To the credit of Teva Pharmaceuticals' (TEVA) board, if you underperform in the top spot there, you will be replaced. Recent years have seen the company struggle to deliver the sort of performance that shareholders had come to expect, and missteps in manufacturing and clinical development didn't help matters. Now the company has a new CEO, strong generic candidates, a growing branded business, and perhaps a chance to regain past esteem.
A Fairly Solid Q4
Teva's fourth quarter results were solid, if not radically ahead of expectations. Revenue rose about 29% as reported, with the inclusion of Cephalon adding a significant amount of revenue growth. Revenue from generic drugs and ingredients rose 12% overall, but were down 5% in the U.S. Branded drug sales rose 68% as reported or about 25% on an organic basis, with Teva's key multiple sclerosis drug Copaxone up 11%.
Profitability was good on an adjusted basis. Reported gross margin and operating income were down on costs primarily related to Cephalon. Adjusted gross margin rose about a point, while operating income increased about 34%.
Promising Opportunities In Generics … For Now
As the negative year on year comp in U.S. generics may suggest, Teva's generics business has not been in top form lately. Competition from Watson (WPI), Mylan (MYL), and Novartis (NVS) gets some blame, but so does company-specific missteps - highlighted, perhaps, by the company's problems in launching a generic form of Abbott Labs' (ABT) Tricor.
The good news for investors is that there are plenty of big fish swimming toward Teva's nets. Forest's (FRX) Lexapro could be worth hundreds of millions, as could a generic of Pfizer's (PFE) Lipitor. Other major drugs like Actos (Takeda), Plavix (Bristol-Myers Squibb (BMY) and Sanofi (SNY)), and Seroquel (AstraZeneca (AZN)) could also be significant eventual contributors to Teva's sales and profit base.
One concern to consider is that the pipeline may be narrowing a bit in the U.S. Most major pharmaceutical companies are past the worst of their patent expirations and though some major drugs do come off patent in the next few years, the overall pickings aren't as ripe as they were a few years ago. Teva can partially offset this with more foreign sales, but it's a concern all the same.

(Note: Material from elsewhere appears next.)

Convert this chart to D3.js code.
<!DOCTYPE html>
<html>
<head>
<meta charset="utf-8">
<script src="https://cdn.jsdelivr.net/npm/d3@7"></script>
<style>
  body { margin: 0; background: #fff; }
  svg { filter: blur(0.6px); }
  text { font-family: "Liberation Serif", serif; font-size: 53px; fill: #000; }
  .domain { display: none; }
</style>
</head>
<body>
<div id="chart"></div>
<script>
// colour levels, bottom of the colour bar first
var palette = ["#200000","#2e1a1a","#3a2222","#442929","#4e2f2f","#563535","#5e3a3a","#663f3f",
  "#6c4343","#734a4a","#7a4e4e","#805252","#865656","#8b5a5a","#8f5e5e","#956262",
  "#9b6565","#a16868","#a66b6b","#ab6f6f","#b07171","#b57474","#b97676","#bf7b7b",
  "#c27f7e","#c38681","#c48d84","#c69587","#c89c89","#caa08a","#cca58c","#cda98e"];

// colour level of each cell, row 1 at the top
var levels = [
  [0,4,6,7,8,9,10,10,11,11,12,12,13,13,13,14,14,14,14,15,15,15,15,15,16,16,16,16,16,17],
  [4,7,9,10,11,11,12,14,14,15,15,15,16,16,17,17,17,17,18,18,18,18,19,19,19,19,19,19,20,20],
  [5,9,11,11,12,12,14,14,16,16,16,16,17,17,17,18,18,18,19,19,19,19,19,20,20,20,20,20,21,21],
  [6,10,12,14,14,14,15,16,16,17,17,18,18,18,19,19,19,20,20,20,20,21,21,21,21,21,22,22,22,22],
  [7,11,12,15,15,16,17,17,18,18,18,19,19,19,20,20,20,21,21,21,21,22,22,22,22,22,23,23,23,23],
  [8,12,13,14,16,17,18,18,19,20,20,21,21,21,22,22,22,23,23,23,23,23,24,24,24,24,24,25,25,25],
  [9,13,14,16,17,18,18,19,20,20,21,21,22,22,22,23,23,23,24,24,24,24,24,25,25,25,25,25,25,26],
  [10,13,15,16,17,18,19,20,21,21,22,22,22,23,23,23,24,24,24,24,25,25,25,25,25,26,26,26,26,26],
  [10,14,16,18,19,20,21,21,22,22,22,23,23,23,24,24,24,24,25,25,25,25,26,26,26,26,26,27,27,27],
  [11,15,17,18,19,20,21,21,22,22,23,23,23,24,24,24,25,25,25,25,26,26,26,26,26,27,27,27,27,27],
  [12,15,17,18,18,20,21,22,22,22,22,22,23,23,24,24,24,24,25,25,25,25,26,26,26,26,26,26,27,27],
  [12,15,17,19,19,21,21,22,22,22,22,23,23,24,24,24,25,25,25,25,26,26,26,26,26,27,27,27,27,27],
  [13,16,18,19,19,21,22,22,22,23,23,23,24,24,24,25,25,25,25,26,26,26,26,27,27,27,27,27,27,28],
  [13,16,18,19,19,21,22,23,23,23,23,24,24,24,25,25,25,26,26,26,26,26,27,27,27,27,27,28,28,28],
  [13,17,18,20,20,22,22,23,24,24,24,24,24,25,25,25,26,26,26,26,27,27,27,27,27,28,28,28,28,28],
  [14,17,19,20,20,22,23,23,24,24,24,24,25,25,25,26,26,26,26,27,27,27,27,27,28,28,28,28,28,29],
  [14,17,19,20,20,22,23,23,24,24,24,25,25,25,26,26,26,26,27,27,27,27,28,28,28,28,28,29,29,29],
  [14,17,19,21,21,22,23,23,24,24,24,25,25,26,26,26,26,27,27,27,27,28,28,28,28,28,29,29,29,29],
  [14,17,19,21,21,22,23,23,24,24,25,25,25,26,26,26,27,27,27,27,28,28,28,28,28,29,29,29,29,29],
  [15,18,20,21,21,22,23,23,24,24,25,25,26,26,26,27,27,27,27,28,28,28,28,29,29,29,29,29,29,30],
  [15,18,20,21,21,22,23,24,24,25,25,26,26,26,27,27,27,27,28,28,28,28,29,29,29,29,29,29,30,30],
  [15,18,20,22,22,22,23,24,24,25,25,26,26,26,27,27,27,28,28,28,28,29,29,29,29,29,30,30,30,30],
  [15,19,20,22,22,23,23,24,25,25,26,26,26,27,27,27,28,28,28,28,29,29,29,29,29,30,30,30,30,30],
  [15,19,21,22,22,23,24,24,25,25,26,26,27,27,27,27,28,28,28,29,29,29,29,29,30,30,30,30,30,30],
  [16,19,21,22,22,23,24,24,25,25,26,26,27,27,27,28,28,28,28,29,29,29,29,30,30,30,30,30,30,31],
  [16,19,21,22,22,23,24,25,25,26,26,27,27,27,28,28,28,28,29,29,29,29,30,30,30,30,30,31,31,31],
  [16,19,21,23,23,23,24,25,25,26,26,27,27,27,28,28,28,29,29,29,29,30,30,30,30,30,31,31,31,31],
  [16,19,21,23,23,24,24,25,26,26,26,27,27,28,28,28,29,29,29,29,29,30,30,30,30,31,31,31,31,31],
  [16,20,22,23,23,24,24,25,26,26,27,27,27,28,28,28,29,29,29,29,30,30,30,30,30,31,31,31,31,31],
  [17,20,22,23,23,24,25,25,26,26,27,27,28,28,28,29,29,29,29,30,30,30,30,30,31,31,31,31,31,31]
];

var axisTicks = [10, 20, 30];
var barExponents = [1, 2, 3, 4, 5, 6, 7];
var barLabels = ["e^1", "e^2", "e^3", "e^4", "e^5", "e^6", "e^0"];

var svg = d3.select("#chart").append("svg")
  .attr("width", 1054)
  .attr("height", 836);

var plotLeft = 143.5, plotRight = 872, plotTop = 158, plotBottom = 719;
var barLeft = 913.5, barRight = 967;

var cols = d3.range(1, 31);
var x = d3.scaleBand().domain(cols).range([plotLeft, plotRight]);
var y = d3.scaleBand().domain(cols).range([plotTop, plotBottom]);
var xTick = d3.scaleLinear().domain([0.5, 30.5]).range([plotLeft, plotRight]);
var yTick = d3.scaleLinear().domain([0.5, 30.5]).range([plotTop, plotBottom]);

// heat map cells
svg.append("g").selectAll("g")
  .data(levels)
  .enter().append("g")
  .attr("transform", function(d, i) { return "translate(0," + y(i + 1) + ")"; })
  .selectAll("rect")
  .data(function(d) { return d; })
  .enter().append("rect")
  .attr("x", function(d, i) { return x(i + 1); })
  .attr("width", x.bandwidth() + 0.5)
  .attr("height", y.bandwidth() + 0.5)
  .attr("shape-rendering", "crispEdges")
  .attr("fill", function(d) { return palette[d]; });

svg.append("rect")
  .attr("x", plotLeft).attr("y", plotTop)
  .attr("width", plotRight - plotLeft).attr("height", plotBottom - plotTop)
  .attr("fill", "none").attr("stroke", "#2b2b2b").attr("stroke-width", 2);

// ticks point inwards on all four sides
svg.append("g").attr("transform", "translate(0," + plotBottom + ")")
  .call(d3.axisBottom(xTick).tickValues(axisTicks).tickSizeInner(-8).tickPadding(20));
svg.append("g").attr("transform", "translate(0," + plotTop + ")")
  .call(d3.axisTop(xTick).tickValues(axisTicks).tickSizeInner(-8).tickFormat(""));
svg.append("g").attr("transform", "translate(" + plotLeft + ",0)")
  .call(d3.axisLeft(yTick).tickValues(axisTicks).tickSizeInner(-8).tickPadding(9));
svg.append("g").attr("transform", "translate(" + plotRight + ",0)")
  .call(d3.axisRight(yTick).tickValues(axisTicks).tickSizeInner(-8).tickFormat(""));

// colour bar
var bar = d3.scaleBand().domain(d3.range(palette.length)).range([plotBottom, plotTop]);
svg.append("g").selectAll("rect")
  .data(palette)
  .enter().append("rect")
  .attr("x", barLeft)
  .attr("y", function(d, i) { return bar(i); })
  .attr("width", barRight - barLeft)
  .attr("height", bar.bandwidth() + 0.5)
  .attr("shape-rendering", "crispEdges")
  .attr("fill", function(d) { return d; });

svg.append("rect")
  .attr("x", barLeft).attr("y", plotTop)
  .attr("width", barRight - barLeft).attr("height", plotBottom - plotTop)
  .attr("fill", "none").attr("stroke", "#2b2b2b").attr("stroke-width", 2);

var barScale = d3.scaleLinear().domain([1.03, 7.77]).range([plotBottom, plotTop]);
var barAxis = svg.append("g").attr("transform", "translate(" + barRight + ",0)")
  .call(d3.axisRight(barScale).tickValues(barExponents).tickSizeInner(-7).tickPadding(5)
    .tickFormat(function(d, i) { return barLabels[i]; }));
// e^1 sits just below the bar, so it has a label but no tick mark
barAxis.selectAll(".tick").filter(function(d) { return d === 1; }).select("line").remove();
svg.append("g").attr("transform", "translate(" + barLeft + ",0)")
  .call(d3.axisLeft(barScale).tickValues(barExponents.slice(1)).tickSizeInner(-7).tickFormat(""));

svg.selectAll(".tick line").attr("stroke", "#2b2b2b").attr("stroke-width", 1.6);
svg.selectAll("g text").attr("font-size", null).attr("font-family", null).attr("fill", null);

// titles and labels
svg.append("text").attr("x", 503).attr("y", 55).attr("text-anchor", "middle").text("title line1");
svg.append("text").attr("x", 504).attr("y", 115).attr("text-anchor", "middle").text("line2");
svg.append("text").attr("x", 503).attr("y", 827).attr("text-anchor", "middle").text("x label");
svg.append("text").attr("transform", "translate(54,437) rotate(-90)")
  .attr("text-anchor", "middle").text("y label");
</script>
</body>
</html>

Biosimilars Could Be A Boon
The FDA recently released guidelines for companies looking to develop biosimilars (basically generic versions of biologic drugs) and the guidelines were pretty favorable to companies like Teva. Teva has an alliance with Swiss company Lonza to develop biosimilars (not unlike the alliances between Watson and Amgen (AMGN) or Mylan and India's Natco) and the potential sales from generic versions of drugs like Abbott's Humira, Amgen's Enbrel, or Sanofi's Lantus could be significant.

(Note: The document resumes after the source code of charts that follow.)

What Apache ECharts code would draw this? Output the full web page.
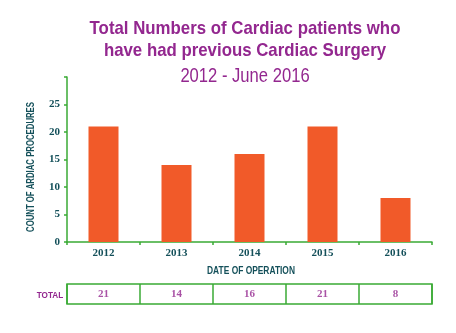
<!DOCTYPE html>
<html>
<head>
<meta charset="utf-8">
<style>
  html, body { margin: 0; padding: 0; background: #ffffff; }
  #chart { width: 456px; height: 333px; }
</style>
<script src="https://cdn.jsdelivr.net/npm/echarts@6/dist/echarts.min.js"></script>
</head>
<body>
<div id="chart"></div>
<script>
// Cardiac surgery counts per year of operation
const years = ['2012', '2013', '2014', '2015', '2016'];
const totals = [21, 14, 16, 21, 8];
const yTicks = [0, 5, 10, 15, 20, 25, 30];

const GREEN = '#3aaa35';
const PURPLE = '#93278f';
const TEAL = '#14505a';
const BAR = '#f15a29';
const SANS = '"Liberation Sans", Arial, sans-serif';
const SERIF = '"Liberation Serif", "DejaVu Serif", serif';

// condensed-looking text: a sans face squeezed horizontally
function narrowText(x, y, text, font, color, sx, opts) {
  return Object.assign({
    type: 'text', x: x, y: y, scaleX: sx, silent: true,
    style: { text: text, font: font, fill: color, textAlign: 'center', textVerticalAlign: 'middle' }
  }, opts || {});
}

const chart = echarts.init(document.getElementById('chart'));

chart.setOption({
  animation: false,
  backgroundColor: '#ffffff',
  graphic: [
    narrowText(245, 29, 'Total Numbers of Cardiac patients who', 'bold 19px ' + SANS, PURPLE, 0.885),
    narrowText(245, 51, 'have had previous Cardiac Surgery', 'bold 19px ' + SANS, PURPLE, 0.885),
    narrowText(245, 76, '2012 - June 2016', '20px ' + SANS, PURPLE, 0.83),
    narrowText(50, 295, 'TOTAL', 'bold 9.5px ' + SANS, PURPLE, 0.86),
    narrowText(251, 271, 'DATE OF OPERATION', 'bold 10.5px ' + SANS, TEAL, 0.8),
    narrowText(31, 167, 'COUNT OF ARDIAC PROCEDURES', 'bold 10.5px ' + SANS, TEAL, 0.74,
      { rotation: Math.PI / 2 })
  ],
  grid: [
    { left: 67, width: 365, top: 77, height: 165 },
    { left: 67, width: 365, top: 284, height: 20, show: true, borderColor: GREEN, borderWidth: 1.5 }
  ],
  xAxis: [
    {
      gridIndex: 0, type: 'category', data: years,
      axisLine: { lineStyle: { color: GREEN, width: 1.5 } },
      axisTick: { show: true, length: 3, lineStyle: { color: GREEN, width: 1.5 } },
      axisLabel: { color: TEAL, fontFamily: SERIF, fontWeight: 'bold', fontSize: 11, margin: 6 }
    },
    {
      gridIndex: 1, type: 'category', data: years,
      axisLine: { show: false }, axisTick: { show: false }, axisLabel: { show: false },
      splitLine: { show: true, lineStyle: { color: GREEN, width: 1.5 } }
    }
  ],
  yAxis: [
    {
      gridIndex: 0, type: 'value', min: yTicks[0], max: yTicks[yTicks.length - 1], interval: 5,
      axisLine: { show: true, lineStyle: { color: GREEN, width: 1.5 } },
      axisTick: { show: true, length: 3, lineStyle: { color: GREEN, width: 1.5 } },
      splitLine: { show: false },
      axisLabel: {
        color: TEAL, fontFamily: SERIF, fontWeight: 'bold', fontSize: 11, margin: 7,
        formatter: v => (v === yTicks[yTicks.length - 1] ? '' : String(v))
      }
    },
    {
      gridIndex: 1, type: 'value', min: 0, max: 1, show: false
    }
  ],
  series: [
    {
      type: 'bar', xAxisIndex: 0, yAxisIndex: 0,
      data: totals, barWidth: 30,
      itemStyle: { color: BAR }
    },
    {
      type: 'scatter', xAxisIndex: 1, yAxisIndex: 1,
      symbolSize: 0, silent: true,
      data: totals.map((v, i) => [i, 0.5, v]),
      label: {
        show: true, position: 'inside',
        formatter: p => String(p.data[2]),
        color: PURPLE, fontFamily: SERIF, fontWeight: 'bold', fontSize: 11
      }
    }
  ]
});
</script>
</body>
</html>
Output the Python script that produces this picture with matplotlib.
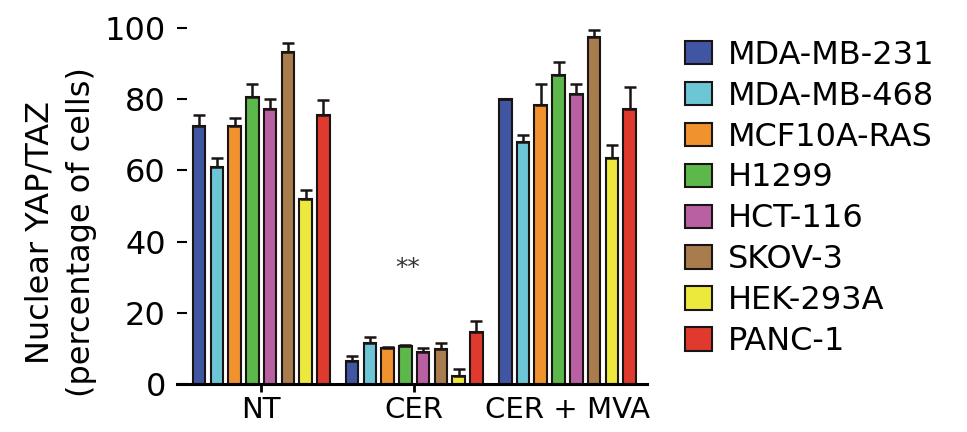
import matplotlib.pyplot as plt
import numpy as np

groups = ["NT", "CER", "CER + MVA"]
cell_lines = ["MDA-MB-231", "MDA-MB-468", "MCF10A-RAS", "H1299",
              "HCT-116", "SKOV-3", "HEK-293A", "PANC-1"]
colors = ["#4056a2", "#6cc6d6", "#f0922e", "#5cb84a",
          "#b860a2", "#a87c4c", "#ece83c", "#e0392e"]

# mean % nuclear YAP/TAZ per cell line, one value per group (NT, CER, CER+MVA)
means = {
    "MDA-MB-231": [72.5, 6.5, 80.0],
    "MDA-MB-468": [61.0, 11.6, 68.1],
    "MCF10A-RAS": [72.5, 10.0, 78.4],
    "H1299":      [80.7, 10.8, 86.8],
    "HCT-116":    [77.2, 8.9, 81.5],
    "SKOV-3":     [93.3, 9.8, 97.6],
    "HEK-293A":   [52.0, 2.3, 63.6],
    "PANC-1":     [75.5, 14.5, 77.2],
}
errs = {
    "MDA-MB-231": [3.0, 1.5, 0.0],
    "MDA-MB-468": [2.5, 1.5, 1.9],
    "MCF10A-RAS": [2.2, 0.5, 5.8],
    "H1299":      [3.5, 0.2, 3.6],
    "HCT-116":    [2.8, 1.1, 2.9],
    "SKOV-3":     [2.4, 1.8, 1.7],
    "HEK-293A":   [2.5, 1.9, 3.5],
    "PANC-1":     [4.4, 3.2, 6.1],
}

plt.rcParams['font.family'] = ['DejaVu Sans']
fig = plt.figure(figsize=(9.67, 4.32), dpi=100)
ax = fig.add_axes([177/967, 48/432, (647-177)/967, 356/432])

x = np.arange(len(groups))
pitch = 0.116
width = 0.082
for i, name in enumerate(cell_lines):
    pos = x + (i - 3.5) * pitch
    ax.bar(pos, means[name], width, color=colors[i], edgecolor="#1a1414",
           linewidth=1.5, label=name, zorder=2)
    ax.errorbar(pos, means[name], yerr=[np.zeros(3), errs[name]], fmt="none",
                ecolor="#1a1414", elinewidth=1.8, capsize=4, capthick=1.8, zorder=3)

ax.text(0.96, 32.5, "**", ha="center", va="center", fontsize=18, color="#333333")

ax.set_xlim(-0.55, 2.52)
ax.set_ylim(0, 100)
ax.set_yticks([0, 20, 40, 60, 80, 100])
ax.set_xticks(x)
ax.set_xticklabels(groups, fontsize=21)
ax.xaxis.get_major_ticks()[2].tick1line.set_visible(False)
ax.tick_params(axis="y", direction="in", length=7, width=1.5, pad=8, labelsize=23)
ax.tick_params(axis="x", direction="out", length=6, width=2, pad=3)
for s in ["top", "right", "left"]:
    ax.spines[s].set_visible(False)
ax.spines["bottom"].set_linewidth(2.2)

fig.text(61/967, 1 - 232/432, "Nuclear YAP/TAZ\n(percentage of cells)",
         rotation=90, ha="center", va="center", fontsize=23,
         linespacing=1.45, multialignment="center")

fig.legend(loc="upper left", bbox_to_anchor=(672/967, 1 - 27/432), frameon=False,
           fontsize=23, handlelength=0.85, handleheight=0.75,
           handletextpad=0.5, labelspacing=0.31, borderaxespad=0)

fig.savefig("out.png", dpi=100)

Count on a lot more wrangling over the biosimilar issue, but the reality is that they're coming and they could go a long way towards recharging Teva's off-brand business.
Sorting Out The Branded Business
If Teva's generics/biosimilars opportunities are looking better, the same is not necessarily true for the branded side. Teva is fighting hard to stave off generic versions of Copaxone, but there is nevertheless a clear risk from oral compounds from Novartis (Gilenya), Biogen Idec (BIIB) (BG-12) and Sanofi (Lemtrada). While docs are reticent to shift patients away from MS therapies that are working, it stands to reason that these alternatives will at least get tested out.

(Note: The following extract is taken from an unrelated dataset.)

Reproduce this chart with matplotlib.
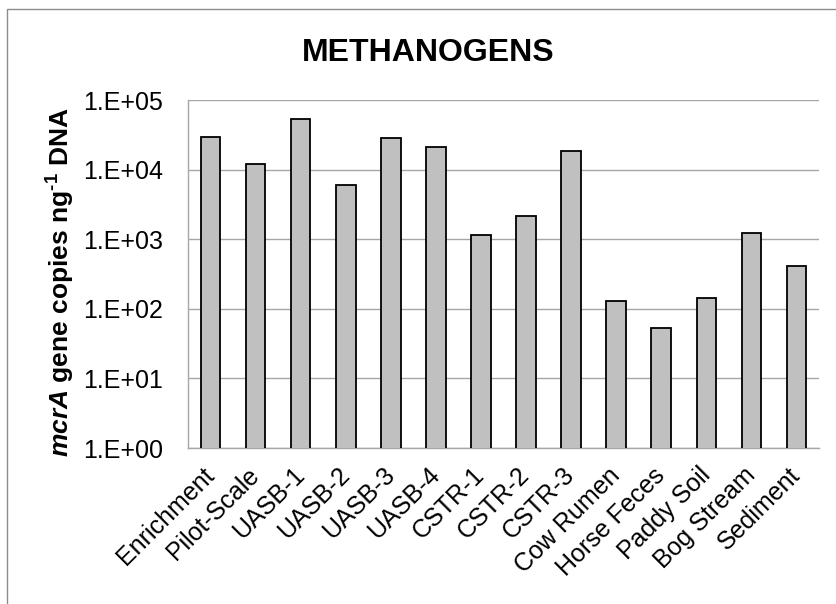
import numpy as np
import matplotlib
matplotlib.use('Agg')
import matplotlib.pyplot as plt
from matplotlib.patches import Rectangle
from matplotlib.ticker import FixedLocator, FuncFormatter, NullLocator

plt.rcParams['font.family'] = ['Liberation Sans', 'DejaVu Sans']
plt.rcParams['mathtext.fontset'] = 'custom'
plt.rcParams['mathtext.rm'] = 'Liberation Sans:bold'
plt.rcParams['mathtext.bf'] = 'Liberation Sans:bold'
plt.rcParams['mathtext.it'] = 'Liberation Sans:italic:bold'

# 各样品 mcrA 基因拷贝数 (copies / ng DNA)
samples = ['Enrichment', 'Pilot-Scale', 'UASB-1', 'UASB-2', 'UASB-3', 'UASB-4',
           'CSTR-1', 'CSTR-2', 'CSTR-3', 'Cow Rumen', 'Horse Feces', 'Paddy Soil',
           'Bog Stream', 'Sediment']
copies = [2.97e4, 1.2e4, 5.3e4, 6.0e3, 2.8e4, 2.1e4,
          1.14e3, 2.18e3, 1.87e4, 128, 53.5, 143, 1.22e3, 412]
decades = [1e0, 1e1, 1e2, 1e3, 1e4, 1e5]

W, H = 837, 604
fig = plt.figure(figsize=(W / 100, H / 100), dpi=100)
ax = fig.add_axes([188 / W, 1 - 448 / H, (819 - 188) / W, (448 - 100) / H])

x = np.arange(len(samples))
ax.bar(x, copies, width=0.435, color='#c0c0c0', edgecolor='black', linewidth=1.3, zorder=3)

ax.set_yscale('log')
ax.set_ylim(decades[0], decades[-1])
ax.set_xlim(-0.5, len(samples) - 0.5)
ax.yaxis.set_major_locator(FixedLocator(decades))
ax.yaxis.set_minor_locator(NullLocator())
ax.yaxis.set_major_formatter(FuncFormatter(lambda v, p: '1.E+%02d' % round(np.log10(v))))
ax.grid(axis='y', color='#a6a6a6', linewidth=1.0, zorder=0)
ax.set_axisbelow(True)

for s in ['top', 'right']:
    ax.spines[s].set_visible(False)
for s in ['left', 'bottom']:
    ax.spines[s].set_color('#a6a6a6')
    ax.spines[s].set_linewidth(1.0)

ax.tick_params(axis='y', length=0, pad=18, labelsize=18)
ax.tick_params(axis='x', length=0, pad=17, labelsize=18)
ax.set_xticks(x)
ax.set_xticklabels(samples, rotation=45, ha='right', va='center', rotation_mode='anchor')

ax.set_ylabel(r'$\it{mcrA}$ gene copies ng$^{\text{-1}}$ DNA', fontsize=19, fontweight='bold', va='center')
ax.yaxis.set_label_coords((61 - 188) / 631, 0.477)

fig.text(428 / W, 1 - 61 / H, 'METHANOGENS', ha='center', va='baseline', fontsize=23, fontweight='bold')

# 图表区外框（右侧和底部被裁掉）
fig.patches.append(Rectangle((7 / W, -0.1), 1.2, 1 - 9 / H + 0.1, transform=fig.transFigure,
                             fill=False, edgecolor='#8c8c8c', linewidth=1.0))

fig.savefig('out.png', dpi=100)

Elsewhere in the pipeline, Teva is looking for good results from Nuvigil in bipolar disorder to support a follow-on indication with this drug. Behind this, the company does have an evolving franchise in respiratory care and cancer (as well as a compound for celiac disease), but not necessarily a clear blockbuster at this point.
Will New Management Commit More To New Ventures?
Teva has built itself into a pretty sizable player in the fragmented generics space, but the active shopping on the part of other generic companies and Big Pharma players like Sanofi and Novartis has left relatively few clear targets. That being the case, management has talked about doing some additional "moderately sized" deals and expanding the branded and OTC businesses could be logical extensions.
The Bottom Line
Even for all of the setbacks and disappointments of the last couple of years, Teva remains a very profitable company with good distribution and upside from its expansion into branded drugs. The company will clearly have to manage the threat to its MS franchise, but investors should not focus on the threats to the extent of losing sight of opportunities like biosimilars.
I expect very little from Teva over the next decade (low single-digit free cash flow growth), but that very modest expectation is enough to drive a price target in the high $50's. Teva is arguably riskier than plays like Abbott or Sanofi, and inarguably pays a lower dividend, but meaningful undervaluation on low expectations sounds like a good situation for investors with a value or turnaround inclination.